Who else? The young Toronto trio BADBADNOTGOOD gained notoriety for its instrumental translations of dubstep and hip-hop beats; a few weeks worth of Internet debate about their attitudes later, they were spotted backing R&B breakout star Frank Ocean on stage. The operatically-trained singer Abiah released his second album this year, a collection of acoustic R&B ballads, and if the piano backing sounds familiar, that's because it came from his cousin Robert Glasper. There was the jazz-funk of saxophonist Lakecia Benjamin and the classic soul inspiration behind singer Gregory Porter, who both released albums on the same jazz label. Electronic beat wizard Flying Lotus is hip deep in this. We were reminded of his jazz connections this year when the Vijay Iyer Trio did a version of "MmmHmm," a song he made with Thundercat; and then again, sadly, when we learned of the passing of his collaborator Austin Peralta, who was only 22.

And there was Christian Scott, who, like fellow outspoken New-Orleans-bred trumpeter Nicholas Payton, devised his own coinage for his musical fusions. His "stretch music," as he calls it on the liner notes to his double-CD release Christian aTunde Adjuah, accommodates a wide variety of hip-hop and rock vernacular into his compositions. One of the tunes he's recently arranged for his quintet was "No Church In The Wild" — an instrumental expansion on the Jay-Z/Kanye West rap song which features a hook from Frank Ocean. In fact, there's actually a commercial recording of "No Church In The Wild" coming when Scott and fellow young musicians of the New-York-based NEXT Collective release an album of pop covers in February.

What's Next

With momentum behind the likes of Glasper and Spalding, and no shortage of young musicians in their wake, the free exchange behind the term Black American Music — if not necessarily the term itself — is likely to grow. Glasper himself appears on at least two genre-crossing Blue Note albums coming next year — one from the jazz-trained singer Jose James, who just made his own late-night TV debut, and another from jazz-trained bassist Derrick Hodge, who plays in Glasper's Experiment band. And both Glasper and Spalding have been nominated for 2013 Grammy Awards, another mark of mainstream recognition.
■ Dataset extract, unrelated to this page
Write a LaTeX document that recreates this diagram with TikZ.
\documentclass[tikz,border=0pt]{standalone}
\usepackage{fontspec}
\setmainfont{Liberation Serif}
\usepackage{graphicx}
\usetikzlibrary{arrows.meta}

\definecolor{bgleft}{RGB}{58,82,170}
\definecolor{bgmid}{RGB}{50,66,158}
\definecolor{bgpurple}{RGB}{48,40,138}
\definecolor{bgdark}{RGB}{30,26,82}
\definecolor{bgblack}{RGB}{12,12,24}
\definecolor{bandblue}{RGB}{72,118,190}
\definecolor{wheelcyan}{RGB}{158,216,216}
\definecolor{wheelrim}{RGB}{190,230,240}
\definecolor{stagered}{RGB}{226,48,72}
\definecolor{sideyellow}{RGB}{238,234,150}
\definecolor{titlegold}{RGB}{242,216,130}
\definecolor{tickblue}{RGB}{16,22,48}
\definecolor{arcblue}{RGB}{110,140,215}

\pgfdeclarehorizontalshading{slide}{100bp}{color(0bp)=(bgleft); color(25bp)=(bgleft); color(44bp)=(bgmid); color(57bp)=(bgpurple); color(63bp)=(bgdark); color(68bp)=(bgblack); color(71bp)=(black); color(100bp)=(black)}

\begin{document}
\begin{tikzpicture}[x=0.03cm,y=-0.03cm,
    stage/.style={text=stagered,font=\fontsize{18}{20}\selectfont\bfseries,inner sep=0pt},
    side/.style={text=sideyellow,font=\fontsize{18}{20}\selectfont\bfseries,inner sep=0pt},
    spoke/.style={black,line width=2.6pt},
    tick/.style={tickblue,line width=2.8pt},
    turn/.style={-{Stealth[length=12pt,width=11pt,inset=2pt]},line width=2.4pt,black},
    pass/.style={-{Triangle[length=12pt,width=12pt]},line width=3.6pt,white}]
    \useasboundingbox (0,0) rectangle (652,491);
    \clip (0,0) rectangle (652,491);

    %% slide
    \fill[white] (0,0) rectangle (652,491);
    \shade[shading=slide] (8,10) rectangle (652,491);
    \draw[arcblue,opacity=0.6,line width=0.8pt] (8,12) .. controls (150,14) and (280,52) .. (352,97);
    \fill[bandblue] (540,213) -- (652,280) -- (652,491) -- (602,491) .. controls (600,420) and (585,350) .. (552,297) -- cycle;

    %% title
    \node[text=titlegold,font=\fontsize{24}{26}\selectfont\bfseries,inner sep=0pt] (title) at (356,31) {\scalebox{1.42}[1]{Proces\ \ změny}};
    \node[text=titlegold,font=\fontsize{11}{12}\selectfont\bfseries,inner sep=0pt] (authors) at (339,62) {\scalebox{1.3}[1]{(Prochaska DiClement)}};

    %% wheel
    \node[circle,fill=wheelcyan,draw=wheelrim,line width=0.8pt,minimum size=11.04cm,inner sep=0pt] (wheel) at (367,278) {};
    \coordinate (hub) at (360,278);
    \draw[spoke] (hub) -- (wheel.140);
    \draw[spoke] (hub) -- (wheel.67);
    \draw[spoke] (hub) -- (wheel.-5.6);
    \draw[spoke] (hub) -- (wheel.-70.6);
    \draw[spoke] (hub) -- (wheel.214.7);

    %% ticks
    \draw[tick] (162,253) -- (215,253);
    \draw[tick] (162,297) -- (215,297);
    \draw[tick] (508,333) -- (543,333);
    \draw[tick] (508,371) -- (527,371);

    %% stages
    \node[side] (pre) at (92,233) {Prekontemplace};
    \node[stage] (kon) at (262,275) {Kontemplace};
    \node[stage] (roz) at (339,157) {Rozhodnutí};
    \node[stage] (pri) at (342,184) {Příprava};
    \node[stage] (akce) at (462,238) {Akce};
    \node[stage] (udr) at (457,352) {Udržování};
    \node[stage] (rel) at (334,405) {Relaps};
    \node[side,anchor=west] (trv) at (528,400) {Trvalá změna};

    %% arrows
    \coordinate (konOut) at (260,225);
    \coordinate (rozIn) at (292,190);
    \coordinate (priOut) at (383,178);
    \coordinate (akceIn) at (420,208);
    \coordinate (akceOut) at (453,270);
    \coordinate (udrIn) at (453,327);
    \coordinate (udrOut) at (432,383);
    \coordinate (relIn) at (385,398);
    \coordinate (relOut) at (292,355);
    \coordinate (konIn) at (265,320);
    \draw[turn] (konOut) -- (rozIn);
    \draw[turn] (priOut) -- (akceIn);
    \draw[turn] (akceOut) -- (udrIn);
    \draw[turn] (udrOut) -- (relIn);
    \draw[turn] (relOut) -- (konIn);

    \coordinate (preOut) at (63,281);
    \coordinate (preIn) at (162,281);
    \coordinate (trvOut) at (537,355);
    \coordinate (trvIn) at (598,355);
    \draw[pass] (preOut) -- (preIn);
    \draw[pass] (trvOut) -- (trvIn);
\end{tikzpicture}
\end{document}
In the historical view, jazz experiments from the hip-hop generation — or hip-hop from jazz-trained musicians – have been around for decades already. But now some of it is poised to merge into the mainstream of black popular music. So could any of this ever hit commercial radio?

The pianist Ethan Iverson is no stranger to crossover success, being the pianist in The Bad Plus. Iverson, who is white, once reflected in writing: "Black communities in America today have very little to do with jazz, choosing to celebrate hip-hop, soul and other popular musics instead. The minute some instrumentalists figure out how to really align the most mysterious qualities of jazz with this contemporary folklore there will be some hit jazz records again."
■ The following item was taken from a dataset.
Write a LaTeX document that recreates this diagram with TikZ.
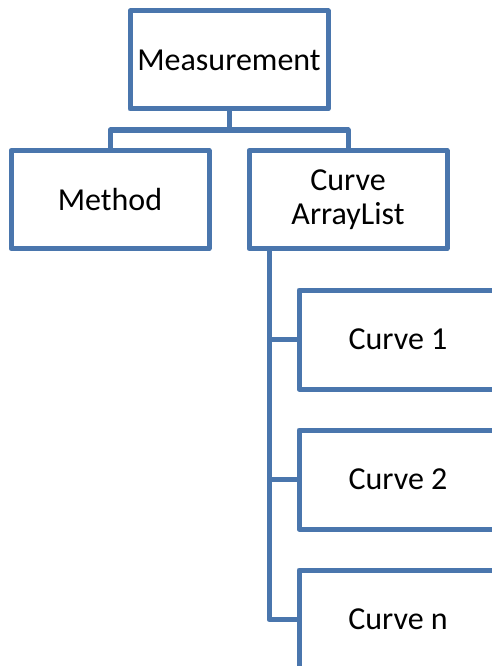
\documentclass[tikz,border=0pt]{standalone}
\usepackage{fontspec}
\setmainfont{Carlito}
\usepackage{tikz}
\usetikzlibrary{positioning}
\definecolor{smblue}{RGB}{74,118,173}
\tikzstyle{box} = [draw=smblue, line width=5pt, line join=round, fill=white, minimum width=198pt, minimum height=98pt, align=center, inner sep=0pt, font=\fontsize{32}{34}\selectfont]
\tikzstyle{link} = [draw=smblue, line width=5pt, line join=round]

\begin{document}
\begin{tikzpicture}[x=1pt, y=1pt]
\useasboundingbox (0,0) rectangle (492,-666);
\clip (0,0) rectangle (492,-666);
% Top node
\node[box] (meas) at (229,-60) {Measurement};

% Level 1
\node[box] (method) at (110,-199.5) {Method};
\node[box] (list) at (348,-199.5) {Curve\\ArrayList};

% Level 2 - curves
\node[box, minimum height=99pt] (curve1) at (398,-339.5) {Curve 1};
\node[box, minimum height=99pt] (curve2) at (398,-479.5) {Curve 2};
\node[box, minimum height=99pt] (curven) at (398,-619.5) {Curve n};

% Connections
\coordinate (bus) at (229,-130);
\coordinate (spine) at (269,-248);
\draw[link] (meas.south) -- (bus) -| (method.north);
\draw[link] (bus) -| (list.north);

\draw[link] (spine) |- (curve1.west);
\draw[link] (spine) |- (curve2.west);
\draw[link] (spine) |- (curven.west);
\end{tikzpicture}
\end{document}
Bridges to the "contemporary folklore" this year have prized traditional artistic priorities. They primarily rely on the contributions of highly-trained instrumentalists, usually working together in real time. They see talented vocalists as one piece of the puzzle, not the centerpiece. They make space for improvising and spontaneity and experimentation, however limited. They've largely had an organic quality, a feeling of "how can we reflect these sonic impulses as a band," as opposed to "how can we make a hit?"

Perhaps this year commercial radio tastemakers weren't ready to program Robert Glasper next to Rihanna or Nicki Minaj. Perhaps the efforts themselves weren't quite catchy enough. Perhaps certain sounds or values prove too huge a handicap in the realpolitik of today's pop marketplace. But judging from the musicians who led, and the listeners who followed, expect to hear much more from young jazz musicians making radio in their own image.